Schools minister Estelle Morris released the names of the 6,800 award-winning schools last week. The money is intended to provide bonuses for support staff and teachers. Governors, in discussion with headteachers, will decide who gets what.

Protests against the awards have come from both winners and losers.

Linda Trapnell, head of Alderman Pounder infants, Nottingham, described as "very good" in its most recent Office for Standards in Education report, is reconsidering her future at the school after it missed out on an award by one point.

She said: "There is a wedge in middle England where teachers are working hard, getting good results and just haven't got recognised."

Inspectors judged Thorne grammar school, in Thorne, Doncaster, to have serious weaknesses last November. Yet it is to receive an award, for improving its results from 16 to 32 per cent of pupils achieving five good GCSEs between 1997 and 2000. Headteacher Tony Brooks is complaining to OFSTED about the inspection.

"This seems contradictory - I wonder how many other schools are in the sme position," he said.

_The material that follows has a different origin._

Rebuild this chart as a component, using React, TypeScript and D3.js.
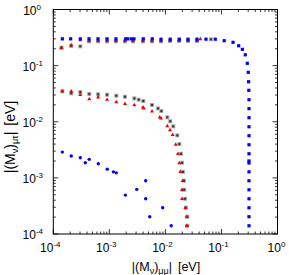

And Barnwood Park girls' high school, Gloucester, got its congratulatory letter from the Department for Education and Employment the day after being told it was a "challenging" school, because only 20 per cent of pupils got five good GCSEs in 1999. Results rose from 16 per cent in 1997 to 32 per cent last year.

Professor Harvey Goldstein, of London University's Institute of Education, believes many successful schools have missed out on the awards because of the way the DFEE distributed the money.

He said the only way to accurately differentiate between schools' performance was to take account of pupils' prior attainment.

However, the DFEE used raw test results and free school meals indicators to decide if schools have improved over time or excelledin comparison to most similar schools.

"Research shows that perhaps 10 per cent of schools are doing better than the rest. But when you carry out a value-added analysis that takes account of pupils' prior attainment you find that even half of these 'top 10 per cent schools' are indistinguishable from the overall average," said Professor Goldstein.

"What this means is that many of the schools selected by the DFEE should not really be there and many schools which perhaps deserve to be there will not be."